12. The method of forming a radome of claim 1 wherein a weight of said conformal firing tool is controlled such that said conformal firing tool imparts a desired thickness to said radome over a given period of time at a known flow rate of a material constituting said radome.

13. The method of forming a radome of claim 1 wherein said as-cast radome further comprises a gelcast type radome.

14. A method of forming a radome for a missile or the like comprising:

providing an as-cast radome having an interior surface and an exterior surface;

placing said radome in a mold such that an exterior surface of said radome is adjacent a final shape imparting surface of said mold; and

controlling a temperature of said radome such that said radome densifies and flows to a point at which said exterior surface conforms to said final shape imparting surface of said mold.

15. The method of forming a radome of claim 14 further comprising:

placing a mandrel adjacent said radome opposite said mold such that said interior surface of said radome is adjacent a final shape imparting surface of said mandrel; and

continuing said step of controlling a temperature of said radome until said interior surface of said radome conforms to said final shape imparting surface of said mandrel and a thickness of said radome between said exterior surface and said interior surface reaches a desired dimension.

16. The method of claim 14 wherein said radome comprises a material in the SiO₂—Al₂O₃—AlN—Si₃N₄system.

17. The method of forming a radome of claim 16 wherein said step of controlling a temperature of said radome further comprises:

18. The method of forming a radome of claim 14 wherein said radome is initially fired at approximately 600° C. to remove organic constituents.

19. A method of forming a radome for a missile or the like comprising:

providing an as-cast radome having an interior surface and an exterior surface;

placing a mandrel adjacent said interior surface of said radome such that a final shape imparting surface of said mandrel is adjacent said interior surface; and

controlling a temperature of said radome such that said radome densities and flows to a point at which said interior surface conforms to said final shape imparting surface of said mandrel.
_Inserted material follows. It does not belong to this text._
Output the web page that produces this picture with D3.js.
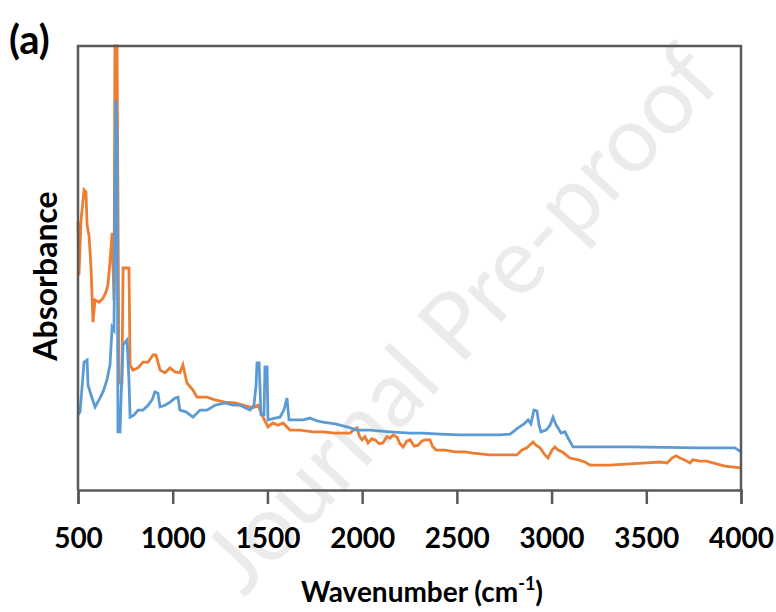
<!DOCTYPE html>
<html>
<head>
<meta charset="utf-8">
<script src="https://cdn.jsdelivr.net/npm/d3@7"></script>
<style>
  html, body { margin: 0; padding: 0; background: #fff; }
  svg { display: block; }
</style>
</head>
<body>
<svg id="chart" width="776" height="612"></svg>
<script>
// ---- data ----
const panelLabel = "(a)";
const xTitle = "Wavenumber (cm";
const yTitle = "Absorbance";
const watermark = "Journal Pre-proof";
const xTicks = [500, 1000, 1500, 2000, 2500, 3000, 3500, 4000];
const xDomain = [500, 4000];
const yDomain = [0, 1];

// blue spectrum: [wavenumber, absorbance (a.u.)]
const seriesBlue = [
  [500,0.169],[511,0.176],[532,0.288],[548,0.293],[553,0.236],[569,0.214],[590,0.187],
  [611,0.203],[632,0.221],[653,0.248],[669,0.282],[680,0.367],[690,0.360],[695,0.653],
  [701,0.878],[706,0.788],[711,0.131],[722,0.131],[727,0.203],[738,0.327],[759,0.338],
  [769,0.248],[775,0.164],[796,0.169],[817,0.180],[843,0.180],[870,0.191],[891,0.203],
  [906,0.221],[922,0.218],[933,0.187],[959,0.191],[986,0.198],[1012,0.207],[1028,0.209],
  [1038,0.180],[1070,0.176],[1107,0.164],[1144,0.180],[1181,0.180],[1223,0.191],[1276,0.196],
  [1318,0.191],[1355,0.191],[1408,0.180],[1429,0.191],[1440,0.236],[1445,0.286],[1456,0.286],
  [1466,0.169],[1482,0.169],[1487,0.277],[1498,0.277],[1503,0.158],[1540,0.162],[1566,0.164],
  [1587,0.180],[1603,0.207],[1614,0.158],[1646,0.158],[1688,0.158],[1725,0.162],[1767,0.155],
  [1793,0.153],[1857,0.149],[1920,0.142],[1973,0.135],[2041,0.135],[2147,0.131],[2253,0.128],
  [2321,0.128],[2411,0.126],[2517,0.124],[2622,0.124],[2728,0.124],[2781,0.126],[2823,0.140],
  [2855,0.149],[2876,0.158],[2891,0.149],[2907,0.180],[2923,0.178],[2934,0.146],[2944,0.131],
  [2971,0.135],[2992,0.146],[3008,0.164],[3024,0.146],[3034,0.140],[3050,0.128],[3071,0.131],
  [3087,0.117],[3113,0.097],[3256,0.097],[3414,0.097],[3783,0.095],[3968,0.095],[4000,0.086]
];

// orange spectrum: [wavenumber, absorbance (a.u.)]
const seriesOrange = [
  [500,0.604],[505,0.484],[516,0.608],[532,0.676],[542,0.671],[548,0.597],[558,0.574],
  [569,0.500],[579,0.378],[590,0.428],[611,0.423],[632,0.432],[648,0.446],[658,0.462],
  [669,0.514],[680,0.579],[690,0.428],[695,1.000],[706,1.000],[711,0.653],[716,0.241],
  [732,0.241],[738,0.500],[769,0.500],[775,0.282],[790,0.270],[817,0.275],[843,0.288],
  [870,0.288],[896,0.304],[912,0.304],[933,0.270],[959,0.264],[986,0.275],[1012,0.266],
  [1038,0.264],[1054,0.282],[1075,0.241],[1107,0.225],[1128,0.209],[1181,0.209],[1223,0.203],
  [1276,0.198],[1329,0.196],[1371,0.191],[1424,0.185],[1450,0.191],[1477,0.164],[1503,0.142],
  [1529,0.151],[1556,0.146],[1582,0.151],[1619,0.135],[1672,0.135],[1741,0.131],[1793,0.131],
  [1857,0.128],[1936,0.128],[1960,0.137],[1973,0.140],[1985,0.122],[1999,0.113],[2015,0.120],
  [2031,0.106],[2050,0.115],[2068,0.113],[2090,0.104],[2110,0.106],[2130,0.120],[2147,0.117],
  [2165,0.124],[2184,0.119],[2200,0.104],[2216,0.097],[2235,0.110],[2253,0.113],[2275,0.099],
  [2295,0.101],[2315,0.110],[2332,0.113],[2358,0.113],[2372,0.098],[2390,0.090],[2437,0.090],
  [2490,0.086],[2543,0.086],[2585,0.083],[2675,0.079],[2754,0.079],[2817,0.079],[2844,0.090],
  [2870,0.095],[2902,0.108],[2918,0.101],[2939,0.095],[2965,0.079],[2981,0.072],[3002,0.090],
  [3018,0.097],[3034,0.090],[3055,0.086],[3076,0.079],[3097,0.072],[3140,0.068],[3176,0.063],
  [3203,0.056],[3308,0.056],[3414,0.059],[3504,0.061],[3573,0.063],[3610,0.061],[3636,0.072],
  [3657,0.077],[3678,0.072],[3700,0.068],[3731,0.061],[3745,0.068],[3783,0.065],[3820,0.065],
  [3852,0.061],[3915,0.054],[4000,0.050]
];

// ---- drawing ----
const svg = d3.select("#chart");
const W = 776, H = 612;
const m = { left: 78, right: 776 - 741, top: 46, bottom: 612 - 490 };
const iw = W - m.left - m.right, ih = H - m.top - m.bottom;

const FONT = "Lato, 'Open Sans', 'DejaVu Sans', sans-serif";
const frameColor = "#595959";

// watermark (pale, behind the chart)
svg.append("text")
  .attr("transform", "translate(244,598) rotate(-47)")
  .attr("font-family", FONT)
  .attr("font-size", 92)
  .attr("fill", "#ebebeb")
  .text(watermark);

const x = d3.scaleLinear().domain(xDomain).range([0, iw]);
const y = d3.scaleLinear().domain(yDomain).range([ih, 0]);

const g = svg.append("g").attr("transform", `translate(${m.left},${m.top})`);

const line = d3.line().x(d => x(d[0])).y(d => y(d[1]));

g.append("path").datum(seriesOrange)
  .attr("fill", "none").attr("stroke", "#ED7D31").attr("stroke-width", 2.8)
  .attr("stroke-linejoin", "miter").attr("d", line);

g.append("path").datum(seriesBlue)
  .attr("fill", "none").attr("stroke", "#5B9BD5").attr("stroke-width", 2.8)
  .attr("stroke-linejoin", "miter").attr("d", line);

// frame (left, top, right)
g.append("path")
  .attr("d", `M0,${ih}V0H${iw}V${ih}`)
  .attr("fill", "none").attr("stroke", frameColor).attr("stroke-width", 2.5);

// bottom axis
const xAxis = g.append("g")
  .attr("transform", `translate(0,${ih})`)
  .call(d3.axisBottom(x).tickValues(xTicks).tickFormat(d3.format("d"))
    .tickSize(14).tickSizeOuter(14).tickPadding(24));
xAxis.select(".domain").attr("stroke", frameColor).attr("stroke-width", 2.5);
xAxis.selectAll(".tick line").attr("stroke", frameColor).attr("stroke-width", 2.5);
xAxis.selectAll(".tick text")
  .attr("font-family", FONT).attr("font-weight", "bold").attr("font-size", 28)
  .attr("fill", "#000");

// x title with superscript
const xt = svg.append("text")
  .attr("x", 422).attr("y", 602)
  .attr("text-anchor", "middle")
  .attr("font-family", FONT).attr("font-weight", "bold").attr("font-size", 28)
  .attr("fill", "#000");
xt.append("tspan").text(xTitle);
xt.append("tspan").attr("dy", -12).attr("font-size", 18).text("-1");
xt.append("tspan").attr("dy", 12).text(")");

// y title
svg.append("text")
  .attr("transform", `translate(57,276) rotate(-90)`)
  .attr("text-anchor", "middle")
  .attr("font-family", FONT).attr("font-weight", "bold").attr("font-size", 32)
  .attr("fill", "#000")
  .text(yTitle);

// panel label
svg.append("text")
  .attr("x", 9).attr("y", 54)
  .attr("font-family", FONT).attr("font-weight", "bold").attr("font-size", 40)
  .attr("fill", "#000")
  .text(panelLabel);
</script>
</body>
</html>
20. The method of forming a radome of claim 19 further comprising:

placing said radome in a mold such that said exterior surface of said radome is adjacent a final shape imparting surface of said mold; and

continuing said step of controlling a temperature of said radome until said exterior surface of said radome conforms to said final shape imparting surface of said mold and a thickness of said radome between said exterior surface and said interior surface reaches a desired dimension.

21. The method of claim 17 wherein said radome comprises a material in the SiO₂—Al₂O₃—AlN—Si₃N₄system.

22. The method of forming a radome of claim 21 wherein said step of controlling a temperature of said undensified radome further comprises:

23. The method of forming a radome of claim 19 wherein said radome is initially fired at approximately 600° C. to remove organic constituents.